If you do not live in an Australian State capital or Townsville, you will also need:
A protractor
Your latitude (the angle between where you live and the equator). In Australia, you can find your latitude through Geoscience Australia
Warning: have an adult help you use the knife.
What to do
You need to set up your sundial so it is leaning over. How far over it leans depends on your latitude.
Print out the templates and stick them to cardboard.
If you can, try printing them directly onto the cardboard with a printer or photocopier.
Cut out the parts marked Dial, Dial Holder and Crossbar from the template.
On each of the Dial Holders, there is a corner with several lines coming from it. Draw a line from this corner, so the angle between your line and the side of the Dial Holder is the same as your latitude. (If you live in an Australian capital or Townsville, your line is already marked.)

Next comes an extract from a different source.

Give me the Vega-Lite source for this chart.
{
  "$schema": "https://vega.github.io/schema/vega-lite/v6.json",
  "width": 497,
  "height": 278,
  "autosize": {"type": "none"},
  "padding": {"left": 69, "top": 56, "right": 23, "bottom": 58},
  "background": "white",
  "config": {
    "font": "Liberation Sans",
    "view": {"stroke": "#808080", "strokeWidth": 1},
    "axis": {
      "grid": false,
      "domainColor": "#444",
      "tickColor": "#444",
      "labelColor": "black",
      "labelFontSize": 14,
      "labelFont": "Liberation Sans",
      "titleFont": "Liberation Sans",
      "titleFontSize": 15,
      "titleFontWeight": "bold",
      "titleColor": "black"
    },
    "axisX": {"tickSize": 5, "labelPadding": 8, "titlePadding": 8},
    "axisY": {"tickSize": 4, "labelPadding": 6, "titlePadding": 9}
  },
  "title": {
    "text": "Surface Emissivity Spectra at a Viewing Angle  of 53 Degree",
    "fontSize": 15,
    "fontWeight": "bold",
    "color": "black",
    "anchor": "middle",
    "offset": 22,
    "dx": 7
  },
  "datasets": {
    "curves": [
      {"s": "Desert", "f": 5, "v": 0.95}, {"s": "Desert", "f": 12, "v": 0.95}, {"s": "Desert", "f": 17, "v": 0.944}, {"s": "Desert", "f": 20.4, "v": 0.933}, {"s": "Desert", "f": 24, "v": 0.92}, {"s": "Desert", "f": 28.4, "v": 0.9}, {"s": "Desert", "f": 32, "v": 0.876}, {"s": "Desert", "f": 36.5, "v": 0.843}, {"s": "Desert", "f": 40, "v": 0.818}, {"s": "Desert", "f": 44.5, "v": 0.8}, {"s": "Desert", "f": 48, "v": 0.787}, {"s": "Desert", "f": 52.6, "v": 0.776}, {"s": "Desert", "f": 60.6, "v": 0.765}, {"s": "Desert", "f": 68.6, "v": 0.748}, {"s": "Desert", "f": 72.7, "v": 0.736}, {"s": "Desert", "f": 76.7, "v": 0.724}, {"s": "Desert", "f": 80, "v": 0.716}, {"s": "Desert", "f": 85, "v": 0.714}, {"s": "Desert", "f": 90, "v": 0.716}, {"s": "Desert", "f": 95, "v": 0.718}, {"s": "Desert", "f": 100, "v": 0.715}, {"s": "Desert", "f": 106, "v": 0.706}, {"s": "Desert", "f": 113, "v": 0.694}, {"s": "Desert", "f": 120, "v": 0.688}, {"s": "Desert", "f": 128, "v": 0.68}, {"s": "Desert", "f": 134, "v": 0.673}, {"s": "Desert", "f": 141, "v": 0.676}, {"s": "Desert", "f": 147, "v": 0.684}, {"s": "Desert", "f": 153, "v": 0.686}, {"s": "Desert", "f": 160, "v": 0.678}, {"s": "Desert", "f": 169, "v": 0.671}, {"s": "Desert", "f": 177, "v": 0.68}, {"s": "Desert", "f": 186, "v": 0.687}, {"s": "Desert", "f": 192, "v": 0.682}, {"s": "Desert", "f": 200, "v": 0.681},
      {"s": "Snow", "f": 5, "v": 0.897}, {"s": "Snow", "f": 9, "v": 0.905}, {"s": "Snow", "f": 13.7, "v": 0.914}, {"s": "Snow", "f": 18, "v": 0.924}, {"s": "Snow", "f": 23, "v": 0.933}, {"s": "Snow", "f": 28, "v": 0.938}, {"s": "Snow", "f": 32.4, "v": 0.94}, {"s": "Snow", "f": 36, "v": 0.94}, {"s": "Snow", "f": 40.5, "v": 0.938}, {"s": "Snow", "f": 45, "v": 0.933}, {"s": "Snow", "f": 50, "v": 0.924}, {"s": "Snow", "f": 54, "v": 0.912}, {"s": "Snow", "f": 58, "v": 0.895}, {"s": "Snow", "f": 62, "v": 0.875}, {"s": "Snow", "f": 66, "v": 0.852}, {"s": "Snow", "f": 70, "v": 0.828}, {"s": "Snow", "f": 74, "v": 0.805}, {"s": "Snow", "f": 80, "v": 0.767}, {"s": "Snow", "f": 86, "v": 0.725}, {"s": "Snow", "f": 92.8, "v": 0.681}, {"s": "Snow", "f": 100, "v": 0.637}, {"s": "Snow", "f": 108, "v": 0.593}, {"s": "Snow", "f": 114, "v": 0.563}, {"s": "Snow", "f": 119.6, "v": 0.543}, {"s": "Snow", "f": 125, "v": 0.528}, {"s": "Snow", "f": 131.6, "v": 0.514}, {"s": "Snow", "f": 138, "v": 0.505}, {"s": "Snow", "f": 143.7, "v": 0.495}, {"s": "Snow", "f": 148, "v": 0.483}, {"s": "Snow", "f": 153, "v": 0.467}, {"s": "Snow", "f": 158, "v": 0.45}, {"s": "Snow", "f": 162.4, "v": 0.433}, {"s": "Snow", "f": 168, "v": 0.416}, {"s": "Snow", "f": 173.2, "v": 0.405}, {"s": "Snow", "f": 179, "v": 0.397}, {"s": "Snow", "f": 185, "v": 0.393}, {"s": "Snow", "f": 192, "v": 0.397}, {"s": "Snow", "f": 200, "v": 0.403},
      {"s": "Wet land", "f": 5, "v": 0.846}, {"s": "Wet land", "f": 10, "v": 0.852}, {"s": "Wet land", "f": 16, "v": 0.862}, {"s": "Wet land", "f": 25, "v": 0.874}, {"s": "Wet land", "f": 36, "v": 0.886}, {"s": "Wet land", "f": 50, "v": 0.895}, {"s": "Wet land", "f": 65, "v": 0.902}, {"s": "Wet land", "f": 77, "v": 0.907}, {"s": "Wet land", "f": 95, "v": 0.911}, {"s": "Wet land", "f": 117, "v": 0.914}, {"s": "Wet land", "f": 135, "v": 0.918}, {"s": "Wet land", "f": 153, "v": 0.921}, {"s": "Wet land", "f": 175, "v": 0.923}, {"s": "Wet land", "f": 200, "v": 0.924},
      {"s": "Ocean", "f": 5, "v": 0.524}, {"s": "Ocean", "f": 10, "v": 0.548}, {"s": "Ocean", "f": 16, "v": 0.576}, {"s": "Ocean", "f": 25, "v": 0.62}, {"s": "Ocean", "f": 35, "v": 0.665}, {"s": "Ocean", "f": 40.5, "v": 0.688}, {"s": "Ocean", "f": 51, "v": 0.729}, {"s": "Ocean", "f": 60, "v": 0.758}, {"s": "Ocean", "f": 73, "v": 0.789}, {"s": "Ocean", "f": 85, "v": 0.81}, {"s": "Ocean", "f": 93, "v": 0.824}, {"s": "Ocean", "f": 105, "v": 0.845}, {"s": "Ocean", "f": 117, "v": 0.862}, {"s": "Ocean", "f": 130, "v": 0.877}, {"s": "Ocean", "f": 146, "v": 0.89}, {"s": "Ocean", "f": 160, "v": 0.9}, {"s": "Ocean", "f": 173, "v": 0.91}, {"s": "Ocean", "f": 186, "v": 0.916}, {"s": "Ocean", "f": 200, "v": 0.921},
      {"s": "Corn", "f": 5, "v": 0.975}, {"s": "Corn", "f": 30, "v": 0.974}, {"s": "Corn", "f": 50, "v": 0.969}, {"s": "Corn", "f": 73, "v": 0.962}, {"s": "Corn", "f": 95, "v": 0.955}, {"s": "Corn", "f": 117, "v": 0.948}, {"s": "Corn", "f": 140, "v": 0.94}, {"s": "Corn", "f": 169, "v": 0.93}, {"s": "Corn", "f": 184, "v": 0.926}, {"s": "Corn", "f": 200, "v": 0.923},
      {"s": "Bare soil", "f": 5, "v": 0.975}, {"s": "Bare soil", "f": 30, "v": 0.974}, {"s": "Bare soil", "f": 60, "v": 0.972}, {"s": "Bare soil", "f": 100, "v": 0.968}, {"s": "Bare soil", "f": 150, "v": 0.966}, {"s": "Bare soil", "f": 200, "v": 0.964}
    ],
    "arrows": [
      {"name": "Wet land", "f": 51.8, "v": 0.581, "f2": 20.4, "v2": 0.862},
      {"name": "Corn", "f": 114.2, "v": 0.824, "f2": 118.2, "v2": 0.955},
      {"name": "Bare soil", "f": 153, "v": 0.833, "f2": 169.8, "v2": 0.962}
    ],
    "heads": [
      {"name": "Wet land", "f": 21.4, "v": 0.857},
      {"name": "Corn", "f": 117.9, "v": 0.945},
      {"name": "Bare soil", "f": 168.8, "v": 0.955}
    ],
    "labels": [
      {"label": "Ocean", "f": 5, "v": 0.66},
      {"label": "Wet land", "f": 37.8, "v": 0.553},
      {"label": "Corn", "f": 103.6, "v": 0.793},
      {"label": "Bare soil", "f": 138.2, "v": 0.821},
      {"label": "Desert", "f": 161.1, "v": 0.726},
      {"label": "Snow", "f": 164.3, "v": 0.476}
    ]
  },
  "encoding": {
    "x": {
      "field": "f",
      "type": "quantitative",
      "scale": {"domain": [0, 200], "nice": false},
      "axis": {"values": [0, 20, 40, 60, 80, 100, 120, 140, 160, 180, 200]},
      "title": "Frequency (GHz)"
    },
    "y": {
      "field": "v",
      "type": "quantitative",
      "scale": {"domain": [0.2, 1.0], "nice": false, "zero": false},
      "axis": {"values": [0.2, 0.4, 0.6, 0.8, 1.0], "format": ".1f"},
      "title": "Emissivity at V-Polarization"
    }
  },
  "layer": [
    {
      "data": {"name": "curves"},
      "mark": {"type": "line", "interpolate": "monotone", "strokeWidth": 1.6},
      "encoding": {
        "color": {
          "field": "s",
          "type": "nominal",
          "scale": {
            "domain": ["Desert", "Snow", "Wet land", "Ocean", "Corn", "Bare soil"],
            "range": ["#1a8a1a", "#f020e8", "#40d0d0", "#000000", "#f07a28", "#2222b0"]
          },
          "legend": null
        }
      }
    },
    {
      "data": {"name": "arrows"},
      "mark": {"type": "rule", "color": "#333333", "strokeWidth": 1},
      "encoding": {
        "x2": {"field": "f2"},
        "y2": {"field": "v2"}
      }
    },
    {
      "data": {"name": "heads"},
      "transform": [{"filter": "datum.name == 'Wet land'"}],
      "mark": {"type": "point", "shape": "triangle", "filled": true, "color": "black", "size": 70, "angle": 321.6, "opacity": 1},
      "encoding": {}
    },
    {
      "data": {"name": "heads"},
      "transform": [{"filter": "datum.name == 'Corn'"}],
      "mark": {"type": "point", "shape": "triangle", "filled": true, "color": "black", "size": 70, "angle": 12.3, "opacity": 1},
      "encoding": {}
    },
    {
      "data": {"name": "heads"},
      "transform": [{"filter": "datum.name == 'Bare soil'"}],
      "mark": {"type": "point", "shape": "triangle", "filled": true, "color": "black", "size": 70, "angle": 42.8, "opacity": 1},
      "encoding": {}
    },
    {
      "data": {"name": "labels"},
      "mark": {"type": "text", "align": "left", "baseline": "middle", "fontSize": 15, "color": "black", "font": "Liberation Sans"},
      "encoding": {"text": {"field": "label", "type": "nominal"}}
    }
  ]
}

With the help of an adult, cut along your line, between the two curved lines.
Cut along the lines marked "Cut here" on the Dial holders and Crossbar.
Put the tabs of the Dial into the slots you have cut in the Dial Holders.

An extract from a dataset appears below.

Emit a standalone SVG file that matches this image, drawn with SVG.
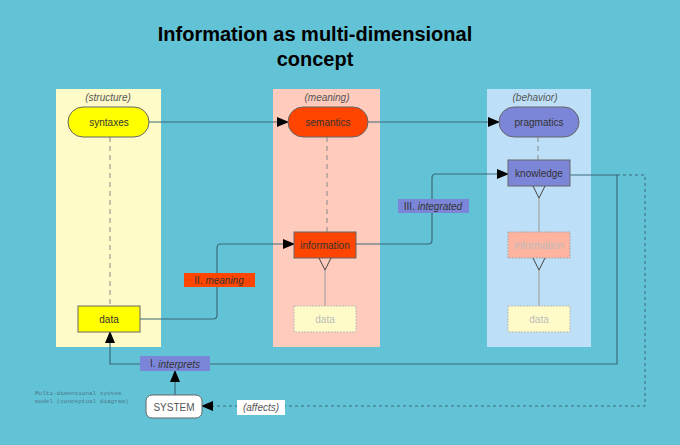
<svg xmlns="http://www.w3.org/2000/svg" width="680" height="445" viewBox="0 0 680 445">
<style>
text{font-family:"Liberation Sans",Arial,sans-serif;text-anchor:middle;dominant-baseline:central;font-size:10px;fill:#333}
.h{font-style:italic;fill:#555}
.b{stroke:#666;stroke-width:1}
.f{fill:#bbb}
.c{fill:none;stroke:#3a6a78;stroke-width:1.2}
.d{fill:none;stroke:#888;stroke-dasharray:5,4}
.v{fill:none;stroke:#444}
</style>
<defs><marker id="a" markerWidth="12" markerHeight="10" refX="11" refY="5" orient="auto" markerUnits="userSpaceOnUse"><path d="M0,0L12,5L0,10z" fill="#000"/></marker></defs>
<rect width="680" height="445" fill="#63c3d6"/>
<text x="315" y="34" style="font-size:20px;font-weight:bold;fill:#000">Information as multi-dimensional</text>
<text x="315" y="59" style="font-size:20px;font-weight:bold;fill:#000">concept</text>
<g id="col1"><rect x="56" y="89" width="105" height="258" fill="#fffbc8"/><text class="h" x="108" y="97">(structure)</text></g>
<g id="col2"><rect x="273" y="89" width="107" height="258" fill="#ffcbbd"/><text class="h" x="327" y="97">(meaning)</text></g>
<g id="col3"><rect x="487" y="89" width="104" height="258" fill="#bde0f8"/><text class="h" x="535" y="97">(behavior)</text></g>
<g id="connectors">
<path class="d" d="M110,137V306M327,137V232M538,137V160"/>
<path d="M325,270V306M539,198V232M539,270V306" stroke="#999" fill="none"/>
<path class="c" d="M149,122H288" marker-end="url(#a)"/>
<path class="c" d="M368,122H499" marker-end="url(#a)"/>
<path class="c" d="M140,319H213q4,0 4,-4V248q0,-4 4,-4H294" marker-end="url(#a)"/>
<path class="c" d="M356,244H428q4,0 4,-4V178q0,-4 4,-4H508" marker-end="url(#a)"/>
<path class="c" d="M570,175H617V364H110V332" marker-end="url(#a)"/>
<path class="c" d="M175,395V371" marker-end="url(#a)"/>
<path d="M617,175H645V406H202" fill="none" stroke="#3a6a78" stroke-dasharray="3,3" marker-end="url(#a)"/>
</g>
<g id="syntaxes"><rect class="b" x="68" y="107" width="81" height="30" rx="15" fill="#ffff00"/><text x="109" y="122">syntaxes</text></g>
<g id="semantics"><rect class="b" x="288" y="107" width="80" height="30" rx="15" fill="#ff4500"/><text x="328" y="122">semantics</text></g>
<g id="pragmatics"><rect class="b" x="499" y="107" width="80" height="30" rx="15" fill="#7b86d8"/><text x="539" y="122">pragmatics</text></g>
<g id="knowledge"><rect class="b" x="508" y="160" width="62" height="26" fill="#7b86d8"/><text x="539" y="173">knowledge</text><path class="v" d="M533,186L539,198L545,186"/></g>
<g id="info3"><rect x="508" y="232" width="62" height="26" fill="#ffb4a0" stroke="#aaa" stroke-dasharray="2,1"/><text class="f" x="539" y="245" style="fill:#bbb">information</text><path class="v" d="M533,258L539,270L545,258"/></g>
<g id="data3"><rect x="508" y="306" width="62" height="26" fill="#fffbc8" stroke="#bbb" stroke-dasharray="2,1"/><text x="539" y="319" style="fill:#bbb">data</text></g>
<g id="info2"><rect class="b" x="294" y="232" width="62" height="26" fill="#ff4500"/><text x="325" y="245">information</text><path class="v" d="M319,258L325,270L331,258"/></g>
<g id="data2"><rect x="294" y="306" width="62" height="26" fill="#fffbc8" stroke="#bbb" stroke-dasharray="2,1"/><text x="325" y="319" style="fill:#bbb">data</text></g>
<g id="data1"><rect class="b" x="78" y="306" width="62" height="26" fill="#ffff00"/><text x="109" y="319">data</text></g>
<g id="lbl2"><rect x="184" y="273" width="71" height="14" fill="#ff4500"/><text x="219" y="280">II. <tspan font-style="italic">meaning</tspan></text></g>
<g id="lbl3"><rect x="398" y="199" width="71" height="14" fill="#7b86d8"/><text x="433" y="206">III. <tspan font-style="italic">integrated</tspan></text></g>
<g id="lbl1"><rect x="140" y="356" width="70" height="15" fill="#7b86d8"/><text x="175" y="363.5">I. <tspan font-style="italic">interprets</tspan></text></g>
<g id="system"><rect class="b" x="146" y="395" width="56" height="23" rx="6" fill="#fff"/><text x="174" y="407" style="fill:#555">SYSTEM</text></g>
<g id="affects"><rect x="237" y="400" width="48" height="15" fill="#fff"/><text class="h" x="261" y="407.5">(affects)</text></g>
<g id="note"><text x="35" y="393" style="font-family:'Liberation Mono',monospace;font-size:6px;text-anchor:start;fill:#4a7a88">Multi-dimensional system</text><text x="35" y="401" style="font-family:'Liberation Mono',monospace;font-size:6px;text-anchor:start;fill:#4a7a88">model (conceptual diagram)</text></g>
</svg>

Attach the crossbar to the back of the Dial Holders.
Stick a toothpick through the centre of the sundial. (You may need to use a piece of blu-tak or plasticine to make sure it sticks straight up.)
Set up your sundial somewhere the Sun is shining, with the top of the Sundial facing north (south if you live in the northern hemisphere).
The shadow of the toothpick will show you the time. In winter months, you may find the Sun is too low to shine on the numbered side of the sundial, but you can still tell time by using the sunlight and shadow shining through the cardboard.
What's happening?
You have made a simple equatorial sundial.
A basic sundial consists of two parts: one that casts the shadow, called a gnomon; and something for the shadow to be cast on to, called the dial plate. As the Earth spins, the shadow of the gnomon moves against the dial plate, which is marked to show the time.
Your sundial is tilted so the gnomon (toothpick) is parallel to the Earth's axis (the line the Earth spins around) and the dial plate is parallel to the equator. In 24 hours the Earth spins 360 degrees relative to the Sun, so it spins 15 degrees per hour. On your sundial, the hour marking are 15 degrees apart, so the shadow takes around one hour to more from one marking to the next.
You may find your sundial does not agree with your watch. There are two main reasons for this:
The path the Sun appears to take as it moves across the sky changes over the course of a year. This is due to two effects. Firstly, the Earth's axis is tilted, so in summer the Sun appears to be higher in the sky than in winter. Secondly, the Earth isn't always the same distance from the Sun. The Earth's orbit is an ellipse, not a circle, so sometimes we are slightly closer to the Sun than other times. These two effects combine so the Sun isn't always in the same place in the sky at a particular time of day. Therefore any sundial can run fast or slow, depending on the time of year.
Time zones: If one town is east or west of another, the times shown on a sundial in both towns will be different. For example, today a sundial in Canberra would have said it was 12:00 pm at the same time that a sundial in Melbourne, to the west, said it was 11:42 am. This is just because the Earth is spinning eastwards, so the further west you go, the later the Sun rises and sets. Many years ago, people would measure their local time using sundials and then set their clocks and other timepieces to match. As transport and communication became faster, this became confusing, so the world was divided into time zones. The time is considered to be the same everywhere inside a particular time zone, even if a sundial says the local time is faster or slower.
Applications
Sundials were one of the earliest ways of measuring time and have been used for over 3500 years.
By comparing the time measured on a sundial at two locations, you can work out how far east or west they are from each other. Before GPS and other high-tech devices became available, sailors and mapmakers would measure their longitude (how far east and west they were) by measuring the local time and comparing it to clocks set to match a known location, such as the Royal Observatory at Greenwich in the UK, where 0 degrees longitude is considered to be.
Top, back and side view of the assembled sundial.
Align the sundial with a compass.
If the sun is behind the sundial, you can use the shadow cast through the cardboard to measure time. This sundial is showing a time of about 3:40.